Shannon's original model was a single sender talking to a single receiver. Real networks—telephone systems, the internet, wireless cellular networks—involve multiple senders, multiple receivers, relays, interference, and feedback. Network information theory, emerging around 1970, extends Shannon's point-to-point results to these more complex settings. Key contributions include the multiple-access channel (many senders, one receiver), the broadcast channel (one sender, many receivers), the relay channel, and the interference channel. Unlike the clean separation of source and channel coding in the point-to-point case, network information theory often reveals that separation is suboptimal: joint source–channel coding can outperform independent designs. This framework remains an active research area, with many capacity regions still unknown. It coexists with Shannon's classical framework, which serves as its foundation, but it challenges the assumption that the simple point-to-point model is sufficient for modern systems.
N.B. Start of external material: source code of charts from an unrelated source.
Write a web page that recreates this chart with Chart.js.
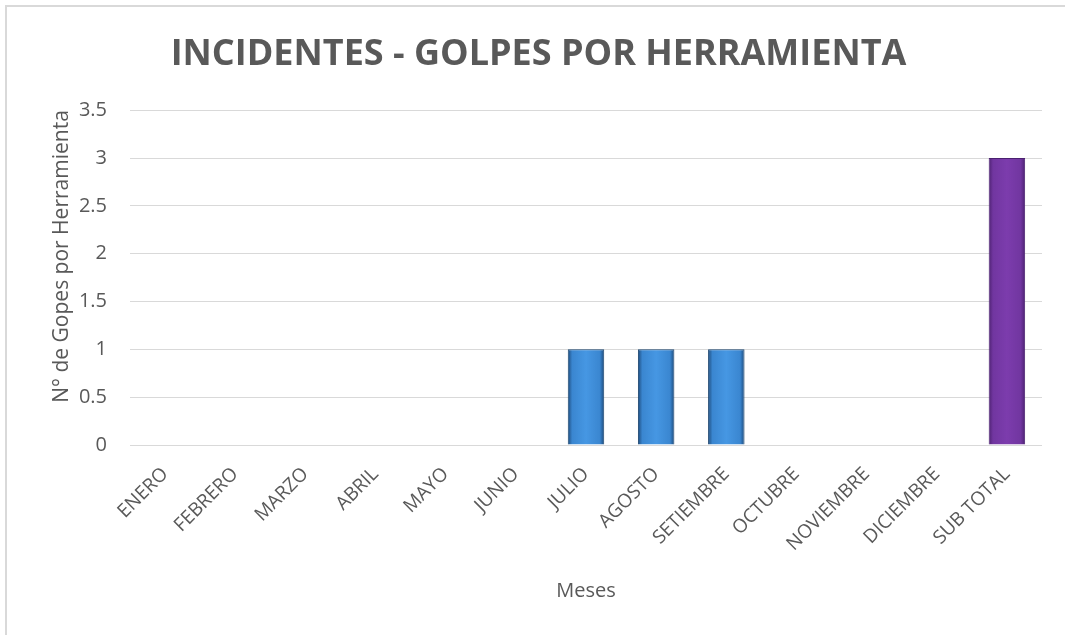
<!DOCTYPE html>
<html>
<head>
<meta charset="utf-8">
<script src="https://cdn.jsdelivr.net/npm/chart.js@4.4.1/dist/chart.umd.min.js"></script>
<style>
  html, body { margin: 0; padding: 0; background: #fff; overflow: hidden; }
  #box {
    position: absolute; left: 5px; top: 5px;
    width: 1060px; height: 630px;
    border: 2px solid #d9d9d9;
  }
</style>
</head>
<body>
<div id="box"><canvas id="myChart" width="1060" height="630"></canvas></div>
<script>
const meses = ['ENERO', 'FEBRERO', 'MARZO', 'ABRIL', 'MAYO', 'JUNIO', 'JULIO', 'AGOSTO', 'SETIEMBRE', 'OCTUBRE', 'NOVIEMBRE', 'DICIEMBRE', 'SUB TOTAL'];
const golpes = [0, 0, 0, 0, 0, 0, 1, 1, 1, 0, 0, 0, 3];
const yTicks = [0, 0.5, 1, 1.5, 2, 2.5, 3, 3.5];

const gris = '#595959';
const fuente = "'Open Sans', sans-serif";

// gradient across each bar, darker at the edges
function relleno(context) {
    const chart = context.chart;
    const x = chart.scales.x;
    const last = context.dataIndex === meses.length - 1;
    const base = last ? '#7638a6' : '#3f8fdb';
    if (!x || !chart.chartArea) return base;
    const cx = x.getPixelForValue(context.dataIndex);
    const w = (x.width / meses.length) * 0.52;
    const g = chart.ctx.createLinearGradient(cx - w / 2, 0, cx + w / 2, 0);
    if (last) {
        g.addColorStop(0, '#4e2272');
        g.addColorStop(0.12, '#7136a0');
        g.addColorStop(0.5, '#7c3cad');
        g.addColorStop(0.88, '#7136a0');
        g.addColorStop(1, '#4e2272');
    } else {
        g.addColorStop(0, '#1d4a7a');
        g.addColorStop(0.12, '#3a86d0');
        g.addColorStop(0.5, '#4697e3');
        g.addColorStop(0.88, '#3a86d0');
        g.addColorStop(1, '#1d4a7a');
    }
    return g;
}

const ctx = document.getElementById('myChart').getContext('2d');
var myChart = new Chart(ctx, {
    type: 'bar',
    data: {
        labels: meses,
        datasets: [{
            label: 'N° de Gopes por Herramienta',
            data: golpes,
            backgroundColor: relleno,
            borderColor: golpes.map((v, i) => i === meses.length - 1 ? '#4a2070' : '#1c4670'),
            borderWidth: 1,
            barPercentage: 0.52,
            categoryPercentage: 1
        }]
    },
    options: {
        responsive: false,
        animation: false,
        layout: { padding: { top: 7, right: 25, bottom: 30, left: 28 } },
        plugins: {
            legend: { display: false },
            tooltip: { enabled: false },
            title: {
                display: true,
                text: 'INCIDENTES - GOLPES POR HERRAMIENTA',
                color: gris,
                font: { family: fuente, size: 36, weight: 'bold' },
                padding: { top: 19, bottom: 34 }
            }
        },
        scales: {
            x: {
                grid: { display: false, drawTicks: false },
                border: { display: false },
                ticks: {
                    color: gris,
                    font: { family: fuente, size: 19 },
                    minRotation: 45,
                    maxRotation: 45,
                    autoSkip: false,
                    padding: 18
                },
                title: {
                    display: true,
                    text: 'Meses',
                    color: gris,
                    font: { family: fuente, size: 20 },
                    padding: { top: 4, bottom: 4 }
                },
                afterFit: function (scale) { scale.height = 162; }
            },
            y: {
                min: 0,
                max: 3.5,
                afterBuildTicks: function (scale) {
                    scale.ticks = yTicks.map(v => ({ value: v }));
                },
                grid: { color: '#d9d9d9', lineWidth: 1, drawTicks: false },
                border: { display: false },
                ticks: {
                    color: gris,
                    font: { family: fuente, size: 20 },
                    padding: 23,
                    callback: v => String(v)
                },
                title: {
                    display: true,
                    text: 'N° de Gopes por Herramienta',
                    color: gris,
                    align: 'end',
                    font: { family: fuente, size: 21 },
                    padding: { top: 14, bottom: 4 }
                },
                afterFit: function (scale) { scale.width = 95; }
            }
        }
    }
});
</script>
</body>
</html>
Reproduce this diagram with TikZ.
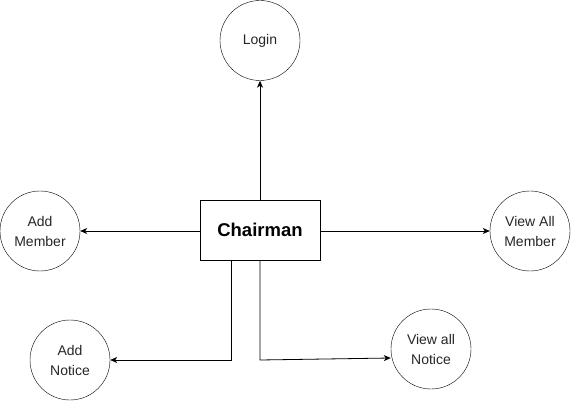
\documentclass[tikz,border=0pt]{standalone}
\usepackage{fontspec}
\setmainfont{Liberation Sans}
\usetikzlibrary{arrows.meta}
\begin{document}
\begin{tikzpicture}[x=1pt,y=-1pt,
  usecase/.style={draw,circle,minimum size=80pt,inner sep=0pt,align=center,font=\fontsize{14}{20}\selectfont,text=black!85},
  actor/.style={draw,minimum width=120pt,minimum height=60pt,inner sep=0pt,font=\fontsize{18.5}{22}\selectfont\bfseries},
  conn/.style={line width=0.8pt,-{Stealth[length=7pt,width=6pt,inset=2pt]}}]
\useasboundingbox (0,0) rectangle (571,401);
\node[actor] (ch) at (260,230) {Chairman};
\node[usecase] (login) at (260,40.5) {Login};
\node[usecase] (am) at (40,231) {Add\\Member};
\node[usecase] (vam) at (530,231) {View All\\Member};
\node[usecase] (an) at (70,360) {Add\\Notice};
\node[usecase] (van) at (431,349) {View all\\Notice};
\coordinate (b1) at (231,360);
\coordinate (b2) at (260,360);
\draw[conn] (ch.north) -- (login);
\draw[conn] (ch.west |- am) -- (am);
\draw[conn] (ch.east |- vam) -- (vam);
\draw[conn] (ch.south -| b1) -- (b1) -- (an);
\draw[conn] (ch.south -| b2) -- (b2) -- (van.west |- 0,358);
\end{tikzpicture}
\end{document}
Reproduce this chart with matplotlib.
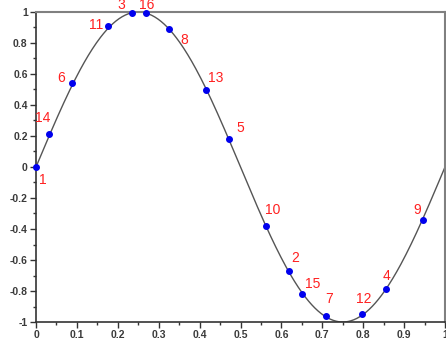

Traditional cryptography relies on computational assumptions: an eavesdropper lacks the computing power to break a code. Information-theoretic security, revived and formalized in the 1990s, asks whether communication can be made secure without relying on computational limits. The key idea, traceable to Shannon's own work on secrecy systems, is that security can be measured in bits of information leaked to an adversary. The wiretap channel, introduced by Aaron Wyner in 1975 and developed further in the 1990s, shows that if the legitimate receiver has a better channel than the eavesdropper, secure communication is possible at a positive rate without encryption keys. This framework does not replace cryptographic methods; it provides a different guarantee—security that holds even against an adversary with unlimited computational power. It is particularly relevant for quantum key distribution and physical-layer security in wireless networks.
All six frameworks remain active today, but they serve different roles. Shannon's classical framework is the lingua franca: every other framework uses its definitions of entropy, mutual information, and capacity. Source coding and channel coding are mature engineering disciplines, with standards like JPEG, MP3, and LDPC codes built on their principles. Rate-distortion theory is the foundation of all lossy compression, from video streaming to deep learning model compression. Network information theory is the frontier for wireless and multi-user systems, where many capacity problems remain open. Information-theoretic security is a growing field, especially as quantum computing threatens classical cryptography.
All frameworks agree on Shannon's core definitions: entropy as uncertainty, mutual information as dependence, and capacity as a fundamental limit. They also share the conviction that information is a measurable quantity with physical consequences. The disagreements are about scope and optimality. Shannon's classical framework assumes a single sender and receiver; network information theory argues that this is too narrow for modern systems. Source and channel coding assume separation is optimal; network information theory shows that joint designs can sometimes beat separation. Rate-distortion theory accepts loss as inevitable; source coding does not. Information-theoretic security insists that security should be measured in information-theoretic terms, not computational ones. These are not contradictions but expansions: each framework adds a new dimension to the original question Shannon posed in 1948.